--- Start ---
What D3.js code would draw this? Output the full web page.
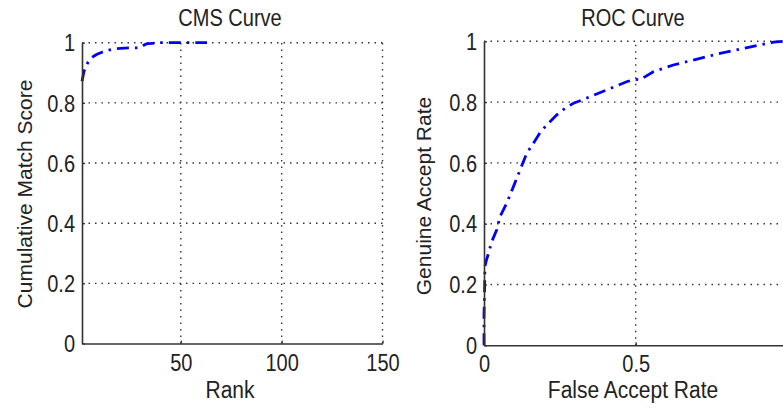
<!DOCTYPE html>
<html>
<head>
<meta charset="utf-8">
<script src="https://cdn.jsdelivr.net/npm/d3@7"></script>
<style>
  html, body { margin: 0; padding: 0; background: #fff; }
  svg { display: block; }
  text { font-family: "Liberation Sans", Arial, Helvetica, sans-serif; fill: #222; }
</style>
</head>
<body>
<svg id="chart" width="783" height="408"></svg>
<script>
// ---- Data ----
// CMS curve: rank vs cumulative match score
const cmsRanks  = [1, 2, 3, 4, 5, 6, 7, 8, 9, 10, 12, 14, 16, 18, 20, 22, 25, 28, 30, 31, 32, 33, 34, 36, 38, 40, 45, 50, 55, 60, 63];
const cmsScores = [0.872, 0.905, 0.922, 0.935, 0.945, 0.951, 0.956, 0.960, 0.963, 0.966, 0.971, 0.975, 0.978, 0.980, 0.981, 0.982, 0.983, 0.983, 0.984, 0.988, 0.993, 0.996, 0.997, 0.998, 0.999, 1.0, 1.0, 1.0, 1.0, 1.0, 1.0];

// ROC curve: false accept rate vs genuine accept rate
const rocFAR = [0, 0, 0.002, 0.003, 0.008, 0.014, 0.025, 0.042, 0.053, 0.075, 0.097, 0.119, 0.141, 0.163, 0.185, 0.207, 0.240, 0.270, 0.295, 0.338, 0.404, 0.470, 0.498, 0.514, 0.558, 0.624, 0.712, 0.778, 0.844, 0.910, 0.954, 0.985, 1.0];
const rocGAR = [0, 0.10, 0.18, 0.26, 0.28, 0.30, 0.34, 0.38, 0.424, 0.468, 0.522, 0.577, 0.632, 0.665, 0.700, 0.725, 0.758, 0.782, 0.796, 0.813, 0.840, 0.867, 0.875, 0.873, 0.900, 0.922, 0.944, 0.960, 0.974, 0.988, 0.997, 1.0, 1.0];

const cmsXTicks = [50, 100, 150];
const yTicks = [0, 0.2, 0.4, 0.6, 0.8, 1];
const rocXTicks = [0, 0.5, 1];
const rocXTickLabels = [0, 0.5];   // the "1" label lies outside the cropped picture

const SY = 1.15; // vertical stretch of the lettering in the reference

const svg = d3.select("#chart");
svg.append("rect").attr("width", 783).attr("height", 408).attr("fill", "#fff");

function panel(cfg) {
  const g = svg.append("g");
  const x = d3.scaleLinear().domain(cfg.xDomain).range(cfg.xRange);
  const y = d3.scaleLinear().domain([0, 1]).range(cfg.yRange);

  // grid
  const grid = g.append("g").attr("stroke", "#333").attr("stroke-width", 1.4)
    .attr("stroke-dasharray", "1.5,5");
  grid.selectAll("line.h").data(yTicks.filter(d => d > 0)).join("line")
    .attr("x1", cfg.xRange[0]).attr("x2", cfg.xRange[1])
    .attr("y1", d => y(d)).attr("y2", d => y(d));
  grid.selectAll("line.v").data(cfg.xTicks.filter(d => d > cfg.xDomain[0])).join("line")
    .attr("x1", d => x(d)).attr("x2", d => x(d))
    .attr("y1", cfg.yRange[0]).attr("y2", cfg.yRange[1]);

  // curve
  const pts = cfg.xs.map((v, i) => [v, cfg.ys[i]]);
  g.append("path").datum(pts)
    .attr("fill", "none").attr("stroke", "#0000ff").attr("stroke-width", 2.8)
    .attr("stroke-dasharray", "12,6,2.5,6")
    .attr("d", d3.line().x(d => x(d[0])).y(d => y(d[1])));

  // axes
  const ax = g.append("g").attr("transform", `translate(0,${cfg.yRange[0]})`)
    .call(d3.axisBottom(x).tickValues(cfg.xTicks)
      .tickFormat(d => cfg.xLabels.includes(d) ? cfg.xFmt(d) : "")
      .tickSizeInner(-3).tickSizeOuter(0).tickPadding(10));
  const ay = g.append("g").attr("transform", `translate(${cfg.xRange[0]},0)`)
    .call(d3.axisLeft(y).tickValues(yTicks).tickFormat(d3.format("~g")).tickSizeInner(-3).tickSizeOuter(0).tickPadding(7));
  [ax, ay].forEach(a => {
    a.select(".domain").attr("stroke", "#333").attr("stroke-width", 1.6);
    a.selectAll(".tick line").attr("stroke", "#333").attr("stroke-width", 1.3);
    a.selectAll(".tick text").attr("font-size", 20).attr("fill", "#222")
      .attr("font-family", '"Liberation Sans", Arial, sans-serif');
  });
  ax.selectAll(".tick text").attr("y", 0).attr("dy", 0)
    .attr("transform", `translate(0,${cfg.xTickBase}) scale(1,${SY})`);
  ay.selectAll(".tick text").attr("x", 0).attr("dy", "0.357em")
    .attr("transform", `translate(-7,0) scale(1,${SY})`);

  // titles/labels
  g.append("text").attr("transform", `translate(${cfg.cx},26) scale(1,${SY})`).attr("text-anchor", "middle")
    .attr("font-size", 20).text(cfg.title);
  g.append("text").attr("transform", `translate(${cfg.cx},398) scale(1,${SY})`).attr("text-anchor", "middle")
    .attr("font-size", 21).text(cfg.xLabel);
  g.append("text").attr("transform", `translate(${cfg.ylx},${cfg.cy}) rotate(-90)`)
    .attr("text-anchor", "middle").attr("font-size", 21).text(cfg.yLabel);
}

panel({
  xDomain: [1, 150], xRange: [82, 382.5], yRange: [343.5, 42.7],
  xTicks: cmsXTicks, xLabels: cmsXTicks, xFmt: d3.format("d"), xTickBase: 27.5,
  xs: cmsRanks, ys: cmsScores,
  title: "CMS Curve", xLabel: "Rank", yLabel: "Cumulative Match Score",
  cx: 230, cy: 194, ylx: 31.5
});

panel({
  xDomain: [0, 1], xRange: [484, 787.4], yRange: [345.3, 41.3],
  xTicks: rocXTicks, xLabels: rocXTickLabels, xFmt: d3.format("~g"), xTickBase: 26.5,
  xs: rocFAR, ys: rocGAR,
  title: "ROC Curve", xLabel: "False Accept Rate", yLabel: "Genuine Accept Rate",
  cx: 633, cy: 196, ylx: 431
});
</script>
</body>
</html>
--- End ---
#### WORK INSTRUCTIONS
Print the complete listing exactly, apart from any pictures.

#### EXERCISE RESULT
What D3.js code would draw this? Output the full web page.
<!DOCTYPE html>
<html>
<head>
<meta charset="utf-8">
<script src="https://cdn.jsdelivr.net/npm/d3@7"></script>
<style>
  html, body { margin: 0; padding: 0; background: #fff; }
  svg { display: block; }
  text { font-family: "Liberation Sans", Arial, Helvetica, sans-serif; fill: #222; }
</style>
</head>
<body>
<svg id="chart" width="783" height="408"></svg>
<script>
// ---- Data ----
// CMS curve: rank vs cumulative match score
const cmsRanks  = [1, 2, 3, 4, 5, 6, 7, 8, 9, 10, 12, 14, 16, 18, 20, 22, 25, 28, 30, 31, 32, 33, 34, 36, 38, 40, 45, 50, 55, 60, 63];
const cmsScores = [0.872, 0.905, 0.922, 0.935, 0.945, 0.951, 0.956, 0.960, 0.963, 0.966, 0.971, 0.975, 0.978, 0.980, 0.981, 0.982, 0.983, 0.983, 0.984, 0.988, 0.993, 0.996, 0.997, 0.998, 0.999, 1.0, 1.0, 1.0, 1.0, 1.0, 1.0];

// ROC curve: false accept rate vs genuine accept rate
const rocFAR = [0, 0, 0.002, 0.003, 0.008, 0.014, 0.025, 0.042, 0.053, 0.075, 0.097, 0.119, 0.141, 0.163, 0.185, 0.207, 0.240, 0.270, 0.295, 0.338, 0.404, 0.470, 0.498, 0.514, 0.558, 0.624, 0.712, 0.778, 0.844, 0.910, 0.954, 0.985, 1.0];
const rocGAR = [0, 0.10, 0.18, 0.26, 0.28, 0.30, 0.34, 0.38, 0.424, 0.468, 0.522, 0.577, 0.632, 0.665, 0.700, 0.725, 0.758, 0.782, 0.796, 0.813, 0.840, 0.867, 0.875, 0.873, 0.900, 0.922, 0.944, 0.960, 0.974, 0.988, 0.997, 1.0, 1.0];

const cmsXTicks = [50, 100, 150];
const yTicks = [0, 0.2, 0.4, 0.6, 0.8, 1];
const rocXTicks = [0, 0.5, 1];
const rocXTickLabels = [0, 0.5];   // the "1" label lies outside the cropped picture

const SY = 1.15; // vertical stretch of the lettering in the reference

const svg = d3.select("#chart");
svg.append("rect").attr("width", 783).attr("height", 408).attr("fill", "#fff");

function panel(cfg) {
  const g = svg.append("g");
  const x = d3.scaleLinear().domain(cfg.xDomain).range(cfg.xRange);
  const y = d3.scaleLinear().domain([0, 1]).range(cfg.yRange);

  // grid
  const grid = g.append("g").attr("stroke", "#333").attr("stroke-width", 1.4)
    .attr("stroke-dasharray", "1.5,5");
  grid.selectAll("line.h").data(yTicks.filter(d => d > 0)).join("line")
    .attr("x1", cfg.xRange[0]).attr("x2", cfg.xRange[1])
    .attr("y1", d => y(d)).attr("y2", d => y(d));
  grid.selectAll("line.v").data(cfg.xTicks.filter(d => d > cfg.xDomain[0])).join("line")
    .attr("x1", d => x(d)).attr("x2", d => x(d))
    .attr("y1", cfg.yRange[0]).attr("y2", cfg.yRange[1]);

  // curve
  const pts = cfg.xs.map((v, i) => [v, cfg.ys[i]]);
  g.append("path").datum(pts)
    .attr("fill", "none").attr("stroke", "#0000ff").attr("stroke-width", 2.8)
    .attr("stroke-dasharray", "12,6,2.5,6")
    .attr("d", d3.line().x(d => x(d[0])).y(d => y(d[1])));

  // axes
  const ax = g.append("g").attr("transform", `translate(0,${cfg.yRange[0]})`)
    .call(d3.axisBottom(x).tickValues(cfg.xTicks)
      .tickFormat(d => cfg.xLabels.includes(d) ? cfg.xFmt(d) : "")
      .tickSizeInner(-3).tickSizeOuter(0).tickPadding(10));
  const ay = g.append("g").attr("transform", `translate(${cfg.xRange[0]},0)`)
    .call(d3.axisLeft(y).tickValues(yTicks).tickFormat(d3.format("~g")).tickSizeInner(-3).tickSizeOuter(0).tickPadding(7));
  [ax, ay].forEach(a => {
    a.select(".domain").attr("stroke", "#333").attr("stroke-width", 1.6);
    a.selectAll(".tick line").attr("stroke", "#333").attr("stroke-width", 1.3);
    a.selectAll(".tick text").attr("font-size", 20).attr("fill", "#222")
      .attr("font-family", '"Liberation Sans", Arial, sans-serif');
  });
  ax.selectAll(".tick text").attr("y", 0).attr("dy", 0)
    .attr("transform", `translate(0,${cfg.xTickBase}) scale(1,${SY})`);
  ay.selectAll(".tick text").attr("x", 0).attr("dy", "0.357em")
    .attr("transform", `translate(-7,0) scale(1,${SY})`);

  // titles/labels
  g.append("text").attr("transform", `translate(${cfg.cx},26) scale(1,${SY})`).attr("text-anchor", "middle")
    .attr("font-size", 20).text(cfg.title);
  g.append("text").attr("transform", `translate(${cfg.cx},398) scale(1,${SY})`).attr("text-anchor", "middle")
    .attr("font-size", 21).text(cfg.xLabel);
  g.append("text").attr("transform", `translate(${cfg.ylx},${cfg.cy}) rotate(-90)`)
    .attr("text-anchor", "middle").attr("font-size", 21).text(cfg.yLabel);
}

panel({
  xDomain: [1, 150], xRange: [82, 382.5], yRange: [343.5, 42.7],
  xTicks: cmsXTicks, xLabels: cmsXTicks, xFmt: d3.format("d"), xTickBase: 27.5,
  xs: cmsRanks, ys: cmsScores,
  title: "CMS Curve", xLabel: "Rank", yLabel: "Cumulative Match Score",
  cx: 230, cy: 194, ylx: 31.5
});

panel({
  xDomain: [0, 1], xRange: [484, 787.4], yRange: [345.3, 41.3],
  xTicks: rocXTicks, xLabels: rocXTickLabels, xFmt: d3.format("~g"), xTickBase: 26.5,
  xs: rocFAR, ys: rocGAR,
  title: "ROC Curve", xLabel: "False Accept Rate", yLabel: "Genuine Accept Rate",
  cx: 633, cy: 196, ylx: 431
});
</script>
</body>
</html>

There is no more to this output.